Dataset extract:
◆ ◆ ◆ ◆

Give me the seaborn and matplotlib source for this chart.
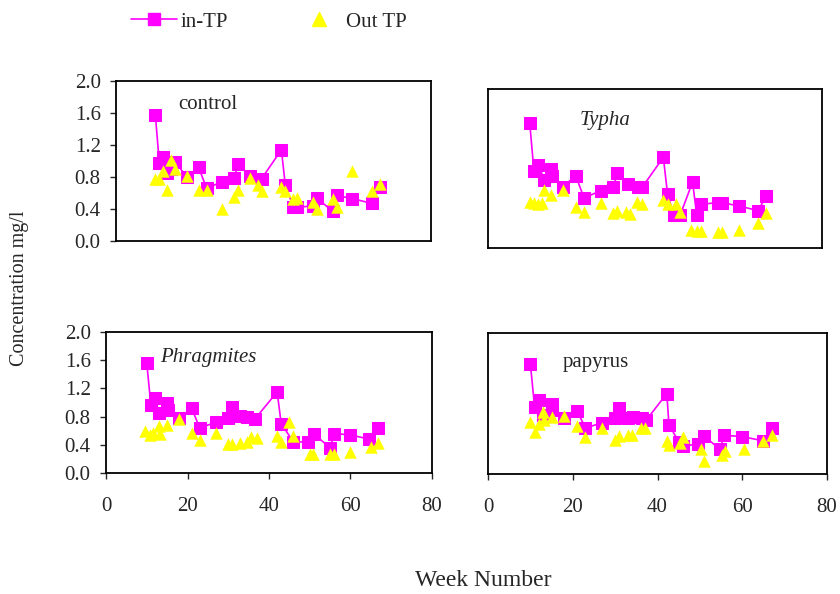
import numpy as np
import pandas as pd
import seaborn as sns
import matplotlib.pyplot as plt
from matplotlib.lines import Line2D

# data (week number, TP concentration mg/l)
control_in_wk = [10, 11, 12, 13, 14, 15, 18, 21, 23, 27, 30, 31, 34, 37, 42, 43, 45, 46, 50, 51, 55, 56, 60, 65, 67]
control_in = [1.57, 0.98, 1.05, 0.85, 0.90, 0.99, 0.80, 0.92, 0.66, 0.74, 0.79, 0.96, 0.81, 0.78, 1.14, 0.70, 0.43, 0.42, 0.44, 0.54, 0.37, 0.57, 0.53, 0.47, 0.67]
control_out_wk = [10, 11, 12, 13, 14, 15, 18, 21, 23, 27, 30, 31, 34, 36, 37, 42, 43, 45, 46, 50, 51, 55, 56, 60, 65, 67]
control_out = [0.77, 0.78, 0.87, 0.64, 1.01, 0.90, 0.81, 0.64, 0.64, 0.40, 0.55, 0.64, 0.79, 0.70, 0.62, 0.68, 0.63, 0.53, 0.54, 0.49, 0.40, 0.53, 0.43, 0.87, 0.63, 0.71]

typha_in_wk = [10, 11, 12, 13.5, 15, 15.3, 18, 21, 23, 27, 30, 31, 33.5, 36, 37, 42, 43, 44.5, 46, 49, 50, 51, 55, 56, 60, 64.7, 66.7]
typha_in = [1.57, 0.97, 1.05, 0.86, 0.99, 0.91, 0.77, 0.91, 0.63, 0.72, 0.77, 0.94, 0.81, 0.77, 0.77, 1.14, 0.68, 0.42, 0.41, 0.83, 0.41, 0.55, 0.57, 0.57, 0.53, 0.47, 0.66]
typha_out_wk = [10, 11, 12, 13, 13.3, 15, 18, 21, 23, 27, 30, 31, 33, 34, 35.6, 37, 42, 43, 45, 46, 48.6, 50, 51, 55, 56, 60, 64.7, 66.7]
typha_out = [0.58, 0.56, 0.55, 0.57, 0.73, 0.67, 0.73, 0.52, 0.45, 0.56, 0.44, 0.46, 0.45, 0.43, 0.58, 0.55, 0.60, 0.55, 0.55, 0.45, 0.23, 0.21, 0.21, 0.20, 0.20, 0.23, 0.32, 0.44]

phrag_in_wk = [10, 11, 12, 13, 15, 15.1, 18, 21, 23, 27, 30, 31, 33, 34.5, 36.6, 42, 43, 46, 49.6, 51, 55, 56, 60, 64.6, 66.8]
phrag_in = [1.56, 0.97, 1.06, 0.85, 0.99, 0.90, 0.78, 0.92, 0.64, 0.72, 0.78, 0.94, 0.81, 0.80, 0.77, 1.15, 0.70, 0.44, 0.44, 0.55, 0.36, 0.56, 0.54, 0.48, 0.64]
phrag_out_wk = [9.6, 10.8, 11.6, 13.1, 13.3, 15, 18, 21, 23, 27, 30, 31, 33, 34.5, 35.7, 37, 42, 43, 45, 46, 50, 50.7, 55, 56, 60, 65, 66.8]
phrag_out = [0.60, 0.54, 0.57, 0.66, 0.55, 0.68, 0.77, 0.57, 0.47, 0.57, 0.41, 0.41, 0.42, 0.44, 0.51, 0.50, 0.53, 0.44, 0.72, 0.53, 0.27, 0.27, 0.27, 0.27, 0.30, 0.37, 0.42]

papyrus_in_wk = [10, 11, 12, 13, 15, 15.1, 18, 21, 23, 27, 30, 31, 33, 34.3, 36.3, 37.4, 42.2, 42.7, 45, 46, 49.5, 51, 54.7, 55.8, 60, 65, 67]
papyrus_in = [1.56, 0.95, 1.05, 0.84, 1.00, 0.91, 0.79, 0.90, 0.65, 0.73, 0.79, 0.93, 0.79, 0.81, 0.79, 0.77, 1.14, 0.70, 0.46, 0.40, 0.42, 0.54, 0.35, 0.55, 0.53, 0.47, 0.65]
papyrus_out_wk = [10, 11, 12, 13, 13.3, 15, 18, 21, 23, 27, 30, 31, 33, 34, 36, 37, 42.2, 42.7, 45.3, 46, 50.2, 51, 55.2, 55.9, 60.3, 65, 67]
papyrus_out = [0.74, 0.60, 0.71, 0.88, 0.76, 0.81, 0.82, 0.68, 0.52, 0.65, 0.48, 0.54, 0.55, 0.55, 0.65, 0.65, 0.47, 0.41, 0.44, 0.52, 0.36, 0.19, 0.27, 0.33, 0.35, 0.47, 0.55]

sns.set_style("white")
plt.rcParams['font.family'] = ['Liberation Serif', 'DejaVu Serif']

W, H = 840, 594
fig = plt.figure(figsize=(8.4, 5.94), dpi=100)

def box(l, t, r, b):
    return [l / W, 1 - b / H, (r - l) / W, (b - t) / H]

panels = [
    ("control", "normal", box(116, 81, 431, 241), control_in_wk, control_in, control_out_wk, control_out, (0.197, 0.856), True, False),
    ("Typha", "italic", box(488, 89, 822, 248), typha_in_wk, typha_in, typha_out_wk, typha_out, (0.275, 0.80), False, False),
    ("Phragmites", "italic", box(106, 332, 432, 473), phrag_in_wk, phrag_in, phrag_out_wk, phrag_out, (0.166, 0.816), True, True),
    ("papyrus", "normal", box(488, 333, 827, 474), papyrus_in_wk, papyrus_in, papyrus_out_wk, papyrus_out, (0.221, 0.794), False, True),
]

MAG = "#FF00FF"
YEL = "#FFFF00"

for name, style, pos, iw, iv, ow, ov, lab, yt, xt in panels:
    ax = fig.add_axes(pos)
    df_in = pd.DataFrame({"week": iw, "tp": iv})
    df_out = pd.DataFrame({"week": ow, "tp": ov})
    sns.lineplot(data=df_in, x="week", y="tp", ax=ax, color=MAG, lw=1.2,
                 marker="s", markersize=8, markeredgecolor=MAG, sort=True, zorder=2)
    sns.scatterplot(data=df_out, x="week", y="tp", ax=ax, color=YEL, marker="^",
                    s=80, edgecolor=YEL, linewidth=0, zorder=3)
    ax.set_xlim(0, 80)
    ax.set_ylim(0, 2.0)
    ax.set_xlabel("")
    ax.set_ylabel("")
    for sp in ax.spines.values():
        sp.set_visible(True)
        sp.set_color("black")
        sp.set_linewidth(1.3)
    if yt:
        ax.set_yticks(np.arange(0, 2.01, 0.4))
        ax.set_yticklabels([f"{v:.1f}" for v in np.arange(0, 2.01, 0.4)])
        ax.tick_params(axis="y", left=True, direction="out", length=4, width=1, labelsize=15, pad=7)
    else:
        ax.set_yticks([])
    if xt:
        ax.set_xticks([0, 20, 40, 60, 80])
        ax.tick_params(axis="x", bottom=True, direction="out", length=4, width=1, labelsize=15, pad=13)
    else:
        ax.set_xticks([])
    ax.text(lab[0], lab[1], name, transform=ax.transAxes, fontsize=15,
            style=style, ha="left", va="center")

handles = [
    Line2D([], [], color=MAG, lw=1.2, marker="s", markersize=8, markeredgecolor=MAG),
    Line2D([], [], color=YEL, lw=0, marker="^", markersize=9.5, markeredgecolor=YEL),
]
fig.legend(handles, ["in-TP", "Out TP"], loc="upper left", bbox_to_anchor=(0.139, 1.004),
           ncol=2, frameon=False, fontsize=15, handlelength=2.2, handletextpad=0.15,
           columnspacing=3.3, borderpad=0.2)

fig.text(20 / W, 1 - 288 / H, "Concentration mg/l", rotation=90, ha="center", va="center", fontsize=14.5)
fig.text(483 / W, 1 - 580 / H, "Week Number", ha="center", va="center", fontsize=17)

fig.savefig("out.png", dpi=100)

◆ ◆ ◆ ◆

Exercise aim: Working from the listing above, pick out every line that has "chart" and copy it.

Solution to this exercise:
Give me the seaborn and matplotlib source for this chart.

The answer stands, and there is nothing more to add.